Cadets such as Patrick Randall, 22, a criminal justice major from Derry N.H., will be taking an alternative route in the commissioning process. Instead of serving four years active duty, Randall will serve eight years in the National Guard, going to drill once a month and two weekends out of the summer.

“There are a lot of advantages when you choose to commission into the National Guard instead of going active,” Randall said. “For one, I get to choose the job I want to do in the Army instead of being assigned one based on my performance, and I also get to choose where I want to live, which for me, was the biggest deciding factor.”

Randall wants to be a police officer in his home state of New Hampshire. Being an officer in the National Guard will allow him to pursue this career path. “I will get to work two federal jobs which means I can work towards two awesome pensions for when I retire,” Randall said.
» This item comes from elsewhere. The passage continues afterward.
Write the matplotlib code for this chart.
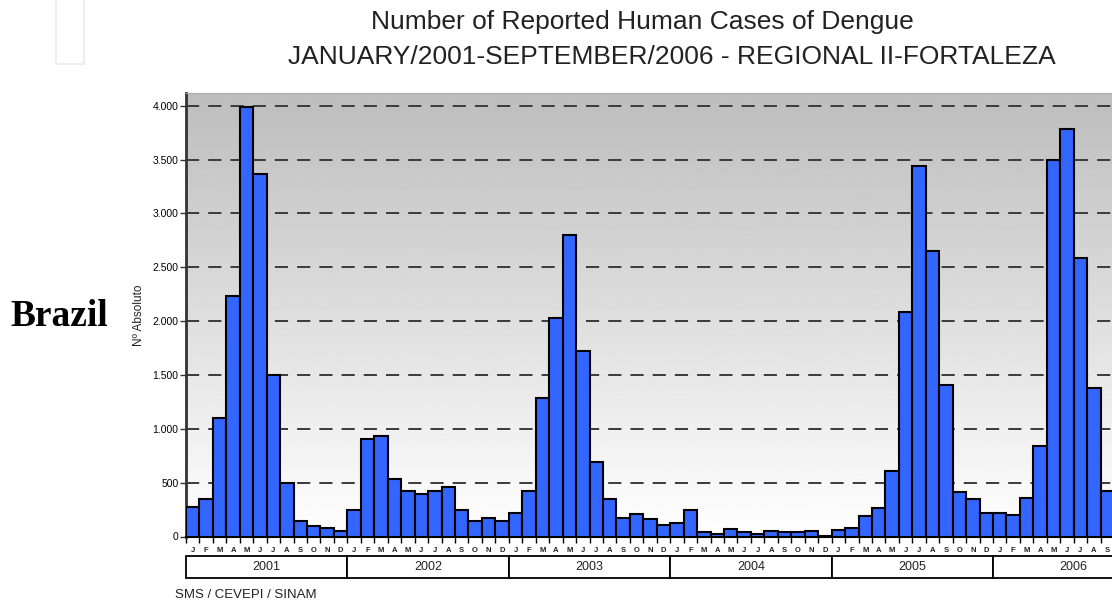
import numpy as np
import matplotlib
matplotlib.use("Agg")
import matplotlib.pyplot as plt
from matplotlib.patches import Rectangle
from matplotlib.transforms import blended_transform_factory

plt.rcParams['font.family'] = ['Liberation Sans', 'DejaVu Sans']
plt.rcParams['lines.scale_dashes'] = False

# monthly reported cases, Jan/2001 - Sep/2006
cases_2001 = [270, 345, 1100, 2230, 3990, 3370, 1500, 494, 147, 97, 76, 48]
cases_2002 = [246, 905, 936, 534, 422, 395, 422, 463, 246, 144, 175, 148]
cases_2003 = [221, 422, 1283, 2032, 2799, 1725, 689, 345, 175, 206, 162, 103]
cases_2004 = [122, 246, 45, 23, 67, 39, 23, 51, 39, 39, 51, 8]
cases_2005 = [60, 82, 190, 262, 608, 2088, 3440, 2654, 1407, 410, 345, 215]
cases_2006 = [215, 200, 360, 840, 3496, 3784, 2583, 1382, 425]

years = ["2001", "2002", "2003", "2004", "2005", "2006"]
month_letters = ["J", "F", "M", "A", "M", "J", "J", "A", "S", "O", "N", "D"]
y_ticks = [0, 500, 1000, 1500, 2000, 2500, 3000, 3500, 4000]
y_ticklabels = ["0", "500", "1.000", "1.500", "2.000", "2.500", "3.000", "3.500", "4.000"]

values = cases_2001 + cases_2002 + cases_2003 + cases_2004 + cases_2005 + cases_2006
x = np.arange(len(values))
n = len(values)

fig = plt.figure(figsize=(11.12, 6.04), dpi=100)
W, H = 1112, 604
# plot area in pixels
left_px, top_px, bot_px = 186, 93, 536.5
right_px = left_px + n * 13.45
ax = fig.add_axes([left_px / W, 1 - bot_px / H, (right_px - left_px) / W, (bot_px - top_px) / H])

ymax = 4118
ax.set_xlim(-0.5, n - 0.5)

# grey-to-white background (white at bottom)
grad = np.linspace(1.0, 0.74, 256).reshape(-1, 1)
ax.imshow(grad, extent=[-0.5, n - 0.5, 0, ymax], aspect='auto',
          cmap='gray', vmin=0, vmax=1, zorder=0, origin='lower')
ax.set_ylim(0, ymax)

for yv in y_ticks[1:]:
    ax.axhline(yv, color='#3a3a3a', lw=1.4, dashes=(9.5, 6.5), zorder=1)

ax.bar(x, values, width=1.0, color='#3366ff', edgecolor='black', linewidth=1.5, zorder=3)

ax.set_yticks(y_ticks)
ax.set_yticklabels(y_ticklabels, fontsize=7.5)
ax.tick_params(axis='y', length=4, width=1, pad=1.5, color='#333333')
ax.set_xticks(np.arange(-0.5, n, 1.0))
ax.set_xticklabels([])
ax.tick_params(axis='x', length=4, width=1, color='black')

ax.spines['right'].set_visible(False)
ax.spines['top'].set_color('#aaaaaa')
ax.spines['left'].set_color('#333333')
ax.spines['left'].set_linewidth(2)
ax.spines['bottom'].set_linewidth(1.5)

ax.set_ylabel("Nº Absoluto", fontsize=8.5, labelpad=5, color='#222222')

# month letters and year boxes under the axis
tr = blended_transform_factory(ax.transData, fig.transFigure)
for i in range(n):
    ax.text(i, 1 - 550 / H, month_letters[i % 12], transform=tr, fontsize=5.5,
            ha='center', va='center', fontweight='bold', color='#222222', clip_on=False)

box_bot, box_top = 1 - 578 / H, 1 - 556 / H
for k, yr in enumerate(years):
    x0 = k * 12 - 0.5
    rect = Rectangle((x0, box_bot), 12, box_top - box_bot, transform=tr,
                     facecolor='white', edgecolor='black', lw=1.3, clip_on=False, zorder=4)
    ax.add_patch(rect)
    ax.text(x0 + 6, (box_bot + box_top) / 2, yr, transform=tr, fontsize=9,
            ha='center', va='center', clip_on=False, zorder=5, color='#222222')

fig.text(175 / W, 1 - 595 / H, "SMS / CEVEPI / SINAM", fontsize=9.5, ha='left', va='center',
         color='#222222')

fig.text(642 / W, 1 - 22 / H, "Number of Reported Human Cases of Dengue",
         fontsize=19, ha='center', va='center', color='#222222')
fig.text(672 / W, 1 - 57 / H, "JANUARY/2001-SEPTEMBER/2006 - REGIONAL II-FORTALEZA",
         fontsize=19, ha='center', va='center', color='#222222')

fig.text(10 / W, 1 - 317 / H, "Brazil", fontsize=27, fontweight='bold',
         family=['Liberation Serif', 'DejaVu Serif'], ha='left', va='center')

# faint frame at top left
fig.add_artist(Rectangle((56 / W, 1 - 64 / H), 28 / W, 70 / H, transform=fig.transFigure,
                         facecolor='none', edgecolor='#eeeeee', lw=1.5))

fig.savefig("out.png", dpi=100)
Tyler Vaughn, 21, a civil engineering major form Hillsboro, N.H., is also signed up to be an officer in the National Guard. “I am going to be a platoon leader in the Vermont Guard with a combat engineering unit as I pursue a career as an engineer in the civilian world. I’m not sure exactly how it will work out in the military, but I am really looking forward to getting started.”

As the senior Army cadets finish out their last year at Norwich, they have the opportunity to assume a leadership and mentor role for the younger classes, according to Kalaher.

“They’ve spent the last three years observing those in charge of them and in doing so they have picked and chosen the characteristics and traits that they want to embody when they step in front of their first platoon,” Kalaher explained.

“This final year is for them to mold their own unique leadership style,” Kalaher said. “Things are becoming a lot more real for them as they are just months away from commissioning. By the time they are seniors, their beds are already made, so to speak, and they have the opportunity to mentor the younger guys, highlighting what worked and what didn’t work.”

“It’s been one heck of a journey to get to this point,” Randall said, “but it’s been well worth it. The other day I was trying on my freshly tailored Army Service Uniform, and it finally sank in: I’m going to be an officer in the United States Army and I couldn’t be more proud.”